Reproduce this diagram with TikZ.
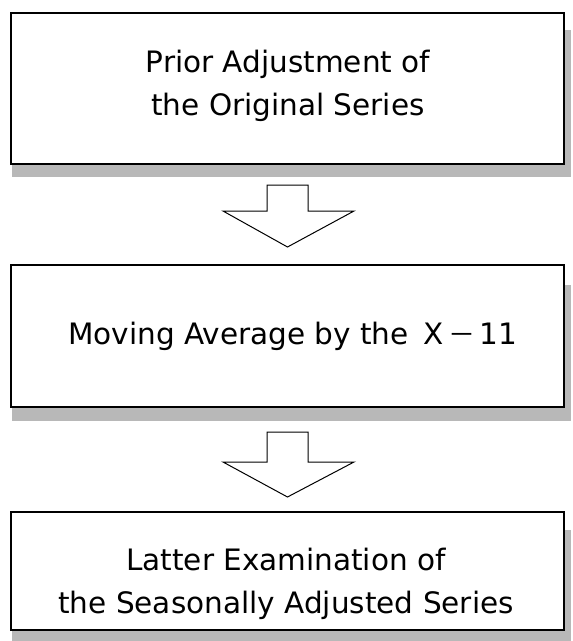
\documentclass[tikz,border=0pt]{standalone}
\usepackage{fontspec}
\setmainfont{DejaVu Sans}
\newfontfamily\cjk{Noto Sans CJK JP}
\begin{document}
\begin{tikzpicture}[x=1pt,y=-1pt,
  stepbox/.style={draw=black,line width=1.8pt,fill=white,inner sep=0pt,anchor=north west,minimum width=553pt},
  boxtext/.style={align=center,inner sep=0pt,font=\fontsize{29.5}{43}\selectfont},
  shade/.style={fill=black!28,draw=none},
  bigarrow/.style={draw=black,line width=1pt,fill=white,line join=miter}]
\useasboundingbox (0,0) rectangle (573,641);
% shadows
\fill[shade] (12,165) rectangle (571,177);
\fill[shade] (564,30) rectangle (571,177);
\fill[shade] (12,408) rectangle (571,421);
\fill[shade] (564,285) rectangle (571,421);
\fill[shade] (12,630) rectangle (571,641);
\fill[shade] (564,530) rectangle (571,641);
% boxes
\node[stepbox,minimum height=151pt] (b1) at (10,12) {};
\node[stepbox,minimum height=142pt] (b2) at (10,264) {};
\node[stepbox,minimum height=118pt] (b3) at (10,511) {};
\node[boxtext] (t1) at (288,86) {Prior Adjustment of\\the Original Series};
\node[boxtext,anchor=west] (t2) at (68,336) {Moving Average by the\hspace{15pt}X\kern5pt{\cjk\fontsize{27}{30}\selectfont －}\kern4pt 11};
\node[boxtext] (t3) at (286,584) {Latter Examination of\\the Seasonally Adjusted Series};
% arrows
\coordinate (a1) at (287.5,185);
\coordinate (a2) at (287.5,432);
\draw[bigarrow] (a1) ++(-20.5,0) -- ++(0,26) -- ++(-44,0) -- (287.5,247) -- (354,211) -- ++(-46,0) -- ++(0,-26) -- cycle;
\draw[bigarrow] (a2) ++(-20.5,0) -- ++(0,30) -- ++(-44,0) -- (287.5,497) -- (354,462) -- ++(-46,0) -- ++(0,-30) -- cycle;
\end{tikzpicture}
\end{document}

Exercise objective: Restate the listing above word for word, and skip the pictures.

Exercise solution:
Reproduce this diagram with TikZ.
\documentclass[tikz,border=0pt]{standalone}
\usepackage{fontspec}
\setmainfont{DejaVu Sans}
\newfontfamily\cjk{Noto Sans CJK JP}
\begin{document}
\begin{tikzpicture}[x=1pt,y=-1pt,
  stepbox/.style={draw=black,line width=1.8pt,fill=white,inner sep=0pt,anchor=north west,minimum width=553pt},
  boxtext/.style={align=center,inner sep=0pt,font=\fontsize{29.5}{43}\selectfont},
  shade/.style={fill=black!28,draw=none},
  bigarrow/.style={draw=black,line width=1pt,fill=white,line join=miter}]
\useasboundingbox (0,0) rectangle (573,641);
% shadows
\fill[shade] (12,165) rectangle (571,177);
\fill[shade] (564,30) rectangle (571,177);
\fill[shade] (12,408) rectangle (571,421);
\fill[shade] (564,285) rectangle (571,421);
\fill[shade] (12,630) rectangle (571,641);
\fill[shade] (564,530) rectangle (571,641);
% boxes
\node[stepbox,minimum height=151pt] (b1) at (10,12) {};
\node[stepbox,minimum height=142pt] (b2) at (10,264) {};
\node[stepbox,minimum height=118pt] (b3) at (10,511) {};
\node[boxtext] (t1) at (288,86) {Prior Adjustment of\\the Original Series};
\node[boxtext,anchor=west] (t2) at (68,336) {Moving Average by the\hspace{15pt}X\kern5pt{\cjk\fontsize{27}{30}\selectfont －}\kern4pt 11};
\node[boxtext] (t3) at (286,584) {Latter Examination of\\the Seasonally Adjusted Series};
% arrows
\coordinate (a1) at (287.5,185);
\coordinate (a2) at (287.5,432);
\draw[bigarrow] (a1) ++(-20.5,0) -- ++(0,26) -- ++(-44,0) -- (287.5,247) -- (354,211) -- ++(-46,0) -- ++(0,-26) -- cycle;
\draw[bigarrow] (a2) ++(-20.5,0) -- ++(0,30) -- ++(-44,0) -- (287.5,497) -- (354,462) -- ++(-46,0) -- ++(0,-30) -- cycle;
\end{tikzpicture}
\end{document}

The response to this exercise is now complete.